From Railway Track and Maintenance by RR Russell Tratman
Frog Number Frog Angle
#5 11 deg 25 min
#6 9 deg 32 min
#8 7 deg 10 min
#10 5 deg 44 min
#20 2 deg 52 min
Chart in book is in 1 deg increments from 5 to 20
Tratman lists three ways of measuring frog number . #1 is "measure the distance, in inches, between between the points where the width over gauge lines is 2 in and 3 in, this distance giving the frog number."
In drawing posted by 7j43k - where A is 2 inches and B is 3 inches, C is the Frog Number.
I tried to sell my two cents worth, but no one would give me a plug nickel for it.
I don't have a leg to stand on.
after re-reading Ed's post, I realize this is what he was describing
the discrepancy between what Randy reported, 9.46 deg or 9d 27", and the other value of 9.53 or 9d 32" is that the frog angle is not calculated as a right triangle. There's no assumption that a frog is on a right or left handed turnout, but the same as if for a wye. Makes less of a difference for smaller angles
frog angle = 2 * atan (0.5 / frog-number)
frog angles based on right-angle and isosceles triangles
4 14.04 d 14d 2" 14.25 d 14d 15" 5 11.31 d 11d 19" 11.42 d 11d 25" 6 9.46 d 9d 28" 9.53 d 9d 32" 7 8.13 d 8d 8" 8.17 d 8d 10" 8 7.13 d 7d 8" 7.15 d 7d 9" 9 6.34 d 6d 20" 6.36 d 6d 22" 10 5.71 d 5d 43" 5.72 d 5d 43" 20 2.86 d 2d 52" 2.86 d 2d 52"
greg - Philadelphia & Reading / Reading
I just use the printable turnout plans from fast tracks, cut ties to match, build the frog with the frog jig, points with point jig and eyeball the rest.

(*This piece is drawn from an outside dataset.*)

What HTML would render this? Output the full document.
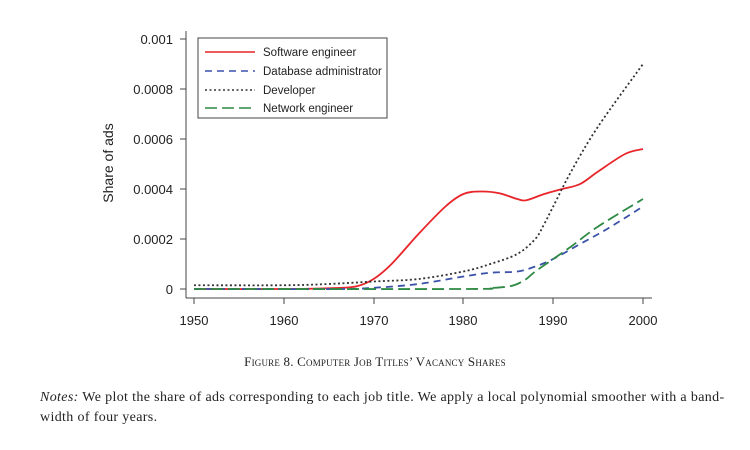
<!DOCTYPE html>
<html><head><meta charset="utf-8"><style>
body{margin:0;width:750px;height:450px;background:#fff;overflow:hidden;position:relative;font-family:"Liberation Sans",sans-serif}
.cap{position:absolute;left:0;width:750px;top:354px;text-align:center;font-family:"Liberation Serif",serif;font-size:13px;color:#222;font-variant:small-caps;letter-spacing:0.2px}
.notes{position:absolute;left:40px;width:710px;top:388px;font-family:"Liberation Serif",serif;font-size:14px;letter-spacing:0.35px;color:#222;line-height:20px;white-space:nowrap}
</style></head><body>
<svg id="s" width="750" height="340" style="position:absolute;left:0;top:0" font-family="Liberation Sans, sans-serif" font-size="13" fill="#222">
<line x1="186" y1="31" x2="186" y2="298" stroke="#444" stroke-width="1"/>
<line x1="186" y1="298" x2="652" y2="298" stroke="#444" stroke-width="1"/>
<g stroke="#444">
<line x1="180" y1="39" x2="186" y2="39"/><line x1="180" y1="89" x2="186" y2="89"/><line x1="180" y1="139" x2="186" y2="139"/><line x1="180" y1="189" x2="186" y2="189"/><line x1="180" y1="239" x2="186" y2="239"/><line x1="180" y1="289" x2="186" y2="289"/>
<line x1="194" y1="298" x2="194" y2="304"/><line x1="284" y1="298" x2="284" y2="304"/><line x1="374" y1="298" x2="374" y2="304"/><line x1="463" y1="298" x2="463" y2="304"/><line x1="553" y1="298" x2="553" y2="304"/><line x1="643" y1="298" x2="643" y2="304"/>
</g>
<g text-anchor="end">
<text x="173" y="44">0.001</text><text x="173" y="94">0.0008</text><text x="173" y="144">0.0006</text><text x="173" y="194">0.0004</text><text x="173" y="244">0.0002</text><text x="173" y="294">0</text>
</g>
<g text-anchor="middle">
<text x="194" y="325">1950</text><text x="284" y="325">1960</text><text x="374" y="325">1970</text><text x="463" y="325">1980</text><text x="553" y="325">1990</text><text x="643" y="325">2000</text>
</g>
<text transform="translate(113,163) rotate(-90)" text-anchor="middle" font-size="14">Share of ads</text>
<g id="curves"></g>
<rect x="198" y="38" width="189" height="80" fill="#fff" stroke="#444"/>
<line x1="205" y1="52" x2="255" y2="52" stroke="#e8252a" stroke-width="1.6"/>
<line x1="205" y1="71" x2="255" y2="71" stroke="#3a52a8" stroke-width="1.6" stroke-dasharray="7,5"/>
<line x1="205" y1="90" x2="255" y2="90" stroke="#333" stroke-width="1.6" stroke-dasharray="2,2.5"/>
<line x1="205" y1="108" x2="255" y2="108" stroke="#2e8a44" stroke-width="1.6" stroke-dasharray="12,5"/>
<g font-size="11.5"><text x="263" y="56">Software engineer</text><text x="263" y="75">Database administrator</text><text x="263" y="94">Developer</text><text x="263" y="112">Network engineer</text></g>
</svg>
<div class="cap">Figure 8. Computer Job Titles’ Vacancy Shares</div>
<div class="notes"><i>Notes:</i> We plot the share of ads corresponding to each job title. We apply a local polynomial smoother with a band-<br>width of four years.</div>
<script>
function X(y){return 194+(y-1950)*8.98}
function Y(v){return 289-v*250000}
function path(d){var p=d.map(function(a){return [X(a[0]),Y(a[1])]});var s="M"+p[0][0]+","+p[0][1];
for(var i=0;i<p.length-1;i++){var p0=p[i-1]||p[i],p1=p[i],p2=p[i+1],p3=p[i+2]||p2;
s+=" C"+(p1[0]+(p2[0]-p0[0])/6)+","+(p1[1]+(p2[1]-p0[1])/6)+" "+(p2[0]-(p3[0]-p1[0])/6)+","+(p2[1]-(p3[1]-p1[1])/6)+" "+p2[0]+","+p2[1];}return s}
var S=[
[[[1950,0],[1960,0],[1965,0.000003],[1968,0.00001],[1970,0.00004],[1972,0.0001],[1975,0.00022],[1978,0.00033],[1980,0.00038],[1982,0.00039],[1984,0.000383],[1986,0.00036],[1987,0.000355],[1989,0.00038],[1991,0.0004],[1993,0.00042],[1995,0.00047],[1998,0.00054],[2000,0.00056]],"#e8252a",""],
[[[1950,0],[1966,0],[1970,0.000005],[1975,0.00002],[1980,0.00005],[1983,0.000065],[1986,0.00007],[1988,0.00009],[1990,0.00012],[1993,0.00018],[1996,0.00024],[2000,0.00033]],"#3a52a8","7,5"],
[[[1950,0.000015],[1960,0.000015],[1965,0.00002],[1970,0.00003],[1975,0.00004],[1980,0.00007],[1983,0.0001],[1986,0.00014],[1988,0.0002],[1989,0.00026],[1990,0.00033],[1992,0.00047],[1995,0.00065],[2000,0.0009]],"#333","2,2.5"],
[[[1950,0],[1980,0],[1983,0.000004],[1985,0.00001],[1986,0.00002],[1987,0.00004],[1988,0.00007],[1990,0.00012],[1992,0.00017],[1995,0.00025],[2000,0.00036]],"#2e8a44","12,5"]];
var g=document.getElementById("curves"),h="";
S.forEach(function(c){h+='<path d="'+path(c[0])+'" fill="none" stroke="'+c[1]+'" stroke-width="1.8"'+(c[2]?' stroke-dasharray="'+c[2]+'"':'')+'/>'});
g.innerHTML=h;
</script>
</body></html>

To distill the original question to its essential essence:
I handlay all of my specialwork, so I'm certain that my #4 turnouts (on my end-of-the-coal-hauler module, built in 1980) and my #5 turnouts (in the hidden staging yards at Nonomura, built within the last decade) are built to the proper dimensions.
That said, one of my long-wheelbase 2-Co+Co-2 EF18 or EF58 class juice jacks can slither through a #5. Trying to force it through the curved route of a #4 will put it on the ground, every time.
Why? Those motors require an honest 24 inch (610mm) radius to operate. The closure rail of a #4 turnout has a radius too tight for the long rigid wheelbase. The axle under the center of the carbody gets pinched over the rails on whichever truck hits the tight spot first.